3. You refuse to order appetizers or dessert at restaurants
You scan the menu and go straight to the entrée. Efficient. Reasonable.
Appetizers feel like fluff. Dessert feels excessive. You calculate the total in your head before the waiter even comes back.
People who experienced money insecurity in childhood often feel disproportionate guilt around “add-ons.” Extras trigger the same internal alarm as overspending once did.
In your mind, the main course is justified. It’s the purpose of being there. It means you learned to be careful. To not overreach. To stay within invisible lines.
Still, appetizers and dessert are rarely just about food. They stretch time. They make the meal feel celebratory instead of transactional. When you always decline, you’re often replaying an old rule: take only what you absolutely need, and nothing more.
4. You never get food delivered and always pick it up yourself
Delivery fees feel personal. Like an insult.
You’ll drive across town in traffic rather than pay for someone to bring it to your door. You tell yourself it’s about principle.
I’ve done this more times than I can count. Sitting in my car thinking, “I can’t justify ten extra dollars.” Even when I was exhausted. Even when staying home would have made the evening gentler.
Convenience can feel like weakness when you grew up equating effort with worth. There’s a subtle pride in proving you’ll go the extra mile to save money.
Yet convenience isn’t laziness. It’s a resource. Freeing up time and energy has value, even if it’s harder to quantify.
When you always choose the harder route to save a small amount, it can reflect an old survival instinct. You learned that every dollar mattered. You learned that ease was optional. The body doesn’t always update that lesson just because your bank account has.
5. You stay away from rideshares and always choose the cheapest option
You’ll wait twenty minutes for public transportation rather than pay for an Uber.
You’ll park far away to avoid a fee. You’ll walk in uncomfortable shoes to skip a short car ride.
Frugality itself isn’t the issue. It’s the emotional charge behind the decision.

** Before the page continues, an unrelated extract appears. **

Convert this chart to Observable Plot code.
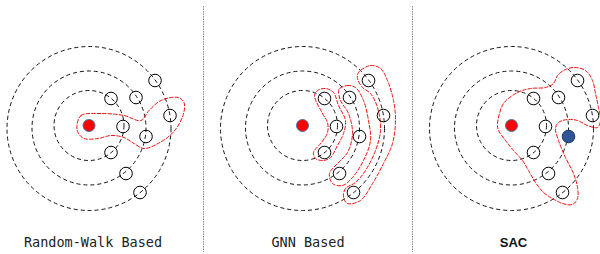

Growing up with financial uncertainty can create a deep attachment to the idea that there’s always a cheaper way. Paying for comfort or speed feels like cutting corners in the wrong direction.
Yet time and energy are resources too. Choosing the cheaper option every single time can slowly communicate to yourself that your comfort ranks last.

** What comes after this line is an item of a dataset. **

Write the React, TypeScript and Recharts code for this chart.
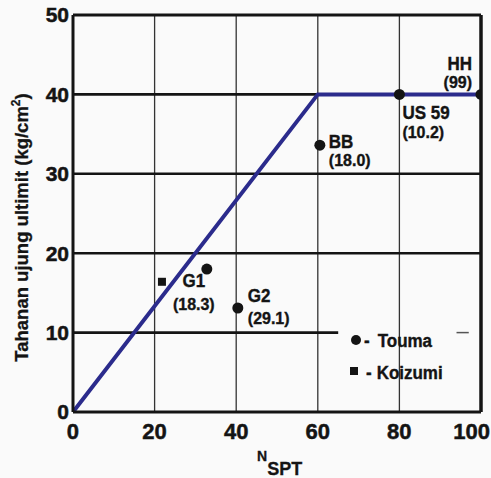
import React from "react";
import {
  ComposedChart,
  Line,
  Scatter,
  XAxis,
  YAxis,
  ReferenceLine,
} from "recharts";

// ---- data ----
const xTicks = [0, 20, 40, 60, 80, 100];
const yTicks = [0, 10, 20, 30, 40, 50];
const gridX = [20, 40, 60, 80];
const gridY = [20, 30, 40];

const curveN = [0, 60, 100];
const curveQ = [0, 40, 40];

const toumaNames = ["US 59", "HH", "BB", "G1", "G2"];
const toumaValues = ["(10.2)", "(99)", "(18.0)", "(18.3)", "(29.1)"];
const toumaN = [80, 100, 60.5, 32.8, 40.4];
const toumaQ = [40, 40, 33.6, 18.0, 13.1];

const koizumiN = [21.8];
const koizumiQ = [16.4];

const legendLabels = ["Touma", "Koizumi"];

const xLabelMain = "N";
const xLabelSub = "SPT";
const yLabelMain = "Tahanan ujung ultimit (kg/cm";
const yLabelSup = "2";
const yLabelEnd = ")";

// ---- derived tables ----
const curveData = curveN.map((x, i) => ({ x, y: curveQ[i] }));
const toumaData = toumaN.map((x, i) => ({
  x,
  y: toumaQ[i],
  name: toumaNames[i],
  value: toumaValues[i],
}));
const koizumiData = koizumiN.map((x, i) => ({ x, y: koizumiQ[i] }));

// label placement (styling only)
const labelPos: Record<string, { dx: number; dy1: number; dy2: number; anchor: "start" | "middle" | "end" }> = {
  "US 59": { dx: 3, dy1: 25, dy2: 44, anchor: "start" },
  HH: { dx: -9, dy1: -24, dy2: -6, anchor: "end" },
  BB: { dx: 9, dy1: 3, dy2: 21, anchor: "start" },
  G1: { dx: -13, dy1: 18, dy2: 41, anchor: "middle" },
  G2: { dx: 10, dy1: -6, dy2: 16, anchor: "start" },
};

const FONT = "'Liberation Sans', Arial, sans-serif";
const NAVY = "#2b2b8c";
const INK = "#141414";

const SText = ({
  x,
  y,
  anchor = "start",
  size = 17,
  sy = 1.06,
  children,
}: any) => (
  <text
    transform={`translate(${x},${y}) scale(1,${sy})`}
    textAnchor={anchor}
    fontFamily={FONT}
    fontWeight="bold"
    fontSize={size}
    fill={INK}
    stroke={INK}
    strokeWidth={0.35}
  >
    {children}
  </text>
);

const ToumaShape = (props: any) => {
  const { cx, cy, payload } = props;
  const p = labelPos[payload.name];
  return (
    <g>
      <circle cx={cx} cy={cy} r={5.5} fill={INK} />
      <SText x={cx + p.dx} y={cy + p.dy1} anchor={p.anchor} size={17}>
        {payload.name}
      </SText>
      <SText x={cx + p.dx} y={cy + p.dy2} anchor={p.anchor} size={16}>
        {payload.value}
      </SText>
    </g>
  );
};

const KoizumiShape = (props: any) => {
  const { cx, cy } = props;
  return <rect x={cx - 4} y={cy - 4} width={8} height={8} fill={INK} />;
};

const XTick = (props: any) => {
  const { x, y, payload } = props;
  const label = String(payload.value);
  const w = label.length * 12.2;
  const right = Math.min(x + w / 2, 490);
  return (
    <text
      x={right}
      y={y}
      dy="0.71em"
      textAnchor="end"
      fontFamily={FONT}
      fontWeight="bold"
      fontSize={22}
      fill={INK}
      stroke={INK}
      strokeWidth={0.5}
    >
      {label}
    </text>
  );
};

const XLabel = (props: any) => {
  const vb = props.viewBox || { x: 73, y: 412, width: 408, height: 66 };
  const cx = vb.x + vb.width / 2 - 20;
  return (
    <text x={cx} y={vb.y + 49} fontFamily={FONT} fontWeight="bold" fill={INK} stroke={INK} strokeWidth={0.3}>
      <tspan fontSize={14}>{xLabelMain}</tspan>
      <tspan fontSize={18} dy={14}>
        {xLabelSub}
      </tspan>
    </text>
  );
};

const YLabel = (props: any) => {
  const vb = props.viewBox || { x: 0, y: 15, width: 73, height: 397 };
  const x = 28;
  const y = vb.y + vb.height / 2 + 14;
  return (
    <text
      x={x}
      y={y}
      transform={`rotate(-90, ${x}, ${y})`}
      textAnchor="middle"
      fontFamily={FONT}
      fontWeight="bold"
      fontSize={18.5}
      fill={INK}
      stroke={INK}
      strokeWidth={0.3}
    >
      <tspan>{yLabelMain}</tspan>
      <tspan fontSize={12} dy={-8}>
        {yLabelSup}
      </tspan>
      <tspan dy={8}>{yLabelEnd}</tspan>
    </text>
  );
};

const LegendBox = () => (
  <svg
    width={130}
    height={62}
    style={{ position: "absolute", left: 345, top: 325, display: "block" }}
  >
    <circle cx={11} cy={15} r={5} fill={INK} />
    <SText x={19} y={22}>
      <tspan>-</tspan>
      <tspan dx={8}>{legendLabels[0]}</tspan>
    </SText>
    <rect x={5} y={42} width={8} height={8} fill={INK} />
    <SText x={21} y={54}>
      <tspan>-</tspan>
      <tspan dx={5}>{legendLabels[1]}</tspan>
    </SText>
  </svg>
);

const tickStyle = (size: number) => ({
  fill: INK,
  fontSize: size,
  fontWeight: "bold",
  fontFamily: FONT,
  stroke: INK,
  strokeWidth: 0.5,
});

export default function App() {
  return (
    <div style={{ position: "absolute", left: 0, top: 0, width: 491, height: 478, background: "#fafafa" }}>
      <ComposedChart
        width={491}
        height={478}
        margin={{ top: 15, right: 10, left: 0, bottom: 0 }}
      >
        <XAxis
          type="number"
          dataKey="x"
          domain={[0, 100]}
          ticks={xTicks}
          interval={0}
          tickSize={0}
          tickMargin={11}
          height={66}
          axisLine={{ stroke: INK, strokeWidth: 3 }}
          tick={<XTick />}
          label={<XLabel />}
          allowDataOverflow
        />
        <YAxis
          type="number"
          dataKey="y"
          domain={[0, 50]}
          ticks={yTicks}
          interval={0}
          tickSize={0}
          tickMargin={4}
          width={73}
          axisLine={{ stroke: INK, strokeWidth: 3 }}
          tick={tickStyle(21)}
          label={<YLabel />}
          allowDataOverflow
        />
        {gridX.map((v) => (
          <ReferenceLine key={"gx" + v} x={v} stroke="#333" strokeWidth={1.3} />
        ))}
        {gridY.map((v) => (
          <ReferenceLine key={"gy" + v} y={v} stroke={INK} strokeWidth={2.6} />
        ))}
        <ReferenceLine
          segment={[
            { x: 0, y: 10 },
            { x: 65, y: 10 },
          ]}
          stroke={INK}
          strokeWidth={2.6}
        />
        <ReferenceLine
          segment={[
            { x: 94, y: 10 },
            { x: 97, y: 10 },
          ]}
          stroke="#555"
          strokeWidth={1.5}
        />
        <ReferenceLine y={50} stroke={INK} strokeWidth={3} />
        <ReferenceLine x={100} stroke={INK} strokeWidth={3.5} />
        <Line
          data={curveData}
          dataKey="y"
          type="linear"
          stroke={NAVY}
          strokeWidth={4}
          dot={false}
          activeDot={false}
          isAnimationActive={false}
          legendType="none"
        />
        <Scatter
          data={toumaData}
          dataKey="y"
          shape={<ToumaShape />}
          isAnimationActive={false}
          legendType="none"
        />
        <Scatter
          data={koizumiData}
          dataKey="y"
          shape={<KoizumiShape />}
          isAnimationActive={false}
          legendType="none"
        />
      </ComposedChart>
      <LegendBox />
    </div>
  );
}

It becomes a quiet pattern: endure a little more. Spend a little less. Stay vigilant.
That vigilance once protected you. It helped you adapt. It just doesn’t always need to run the show anymore.
6. You never bring donuts or treats to work “just because”

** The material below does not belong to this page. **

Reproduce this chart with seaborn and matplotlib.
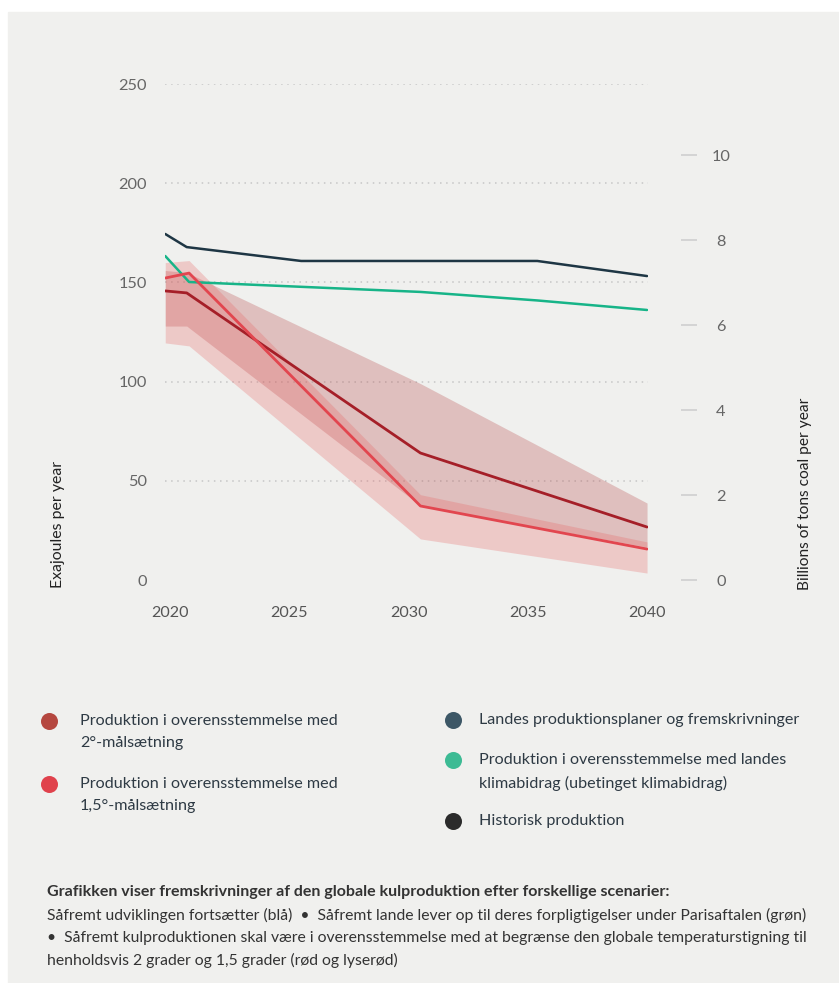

You watch other people show up with pastries for the team. You smile. You thank them. You’d never do it yourself.
Buying treats for colleagues feels extravagant. You can hear the internal commentary: “That money could go somewhere more important.”
What’s interesting is that small acts of generosity are often about connection, not consumption. Bringing donuts isn’t just sugar. It’s signaling warmth. Participation. Belonging.
When you grew up in a household where money was tight, generosity might have felt risky. Giving meant losing something tangible. There wasn’t always room for spontaneous kindness that cost extra.
Refusing these gestures can quietly isolate you. You stay practical. Responsible. Slightly guarded.
The reluctance isn’t stinginess. It’s protection. You learned to hold tightly to resources.
7. You avoid getting manicures or pedicures and do it yourself
You can paint your own nails. It’s not that hard.
Paying someone else to do it feels indulgent. Like outsourcing something you’re fully capable of handling.
There’s research on self-worth and spending that suggests people with scarcity backgrounds often struggle to spend money on services that feel “cosmetic.” If it doesn’t improve survival or productivity, it’s hard to justify.
A manicure isn’t about necessity. It’s about care. Being tended to. Sitting still while someone focuses on you.
For someone raised to believe that money must always serve a serious purpose, that kind of attention can feel uncomfortable. Almost undeserved.
You default to DIY. It keeps you in control. It keeps the cost low. It reinforces the belief that you don’t require extra.
8. You hesitate to upgrade your phone or pay for premium apps
Your phone works. Mostly.
The battery dies quickly. The camera glitches. You could upgrade. You don’t.
I’ve kept phones long past their expiration dates, telling myself it was practical. In truth, it felt virtuous. As if tolerating inconvenience proved something about my character.
Upgrading can feel like vanity when you grew up equating newness with waste.
Paying for premium features—ad-free music, extra storage, convenience tools—can trigger the same discomfort. The free version works. Why would you pay more?
Yet ease has a cumulative effect. Fewer frustrations. Less friction. Small improvements that smooth your days.
When you consistently choose the bare minimum even when you can afford better, it often reflects an internal story: I should make do. I shouldn’t want more.
9. You rarely buy fast food and insist on bringing food from home
Fast food feels like a financial failure.
It’s cheaper than many restaurant meals, yet it still lands in the “unnecessary” category. If you can cook, you should cook. That’s the rule.
Studies on intergenerational money beliefs show that children who watched their caregivers stretch every dollar often internalize cooking at home as moral, not just practical. Buying prepared food can feel like breaking a code.
There’s nothing wrong with valuing home-cooked meals. They can be grounding and nourishing in more ways than one.
The difference shows up in rigidity. When grabbing a burger on a chaotic night fills you with shame instead of relief, that’s not about nutrition. It’s about proving you’re responsible. Proving you won’t let comfort override control.
Sometimes fast food isn’t about the food at all. It’s about giving yourself a break.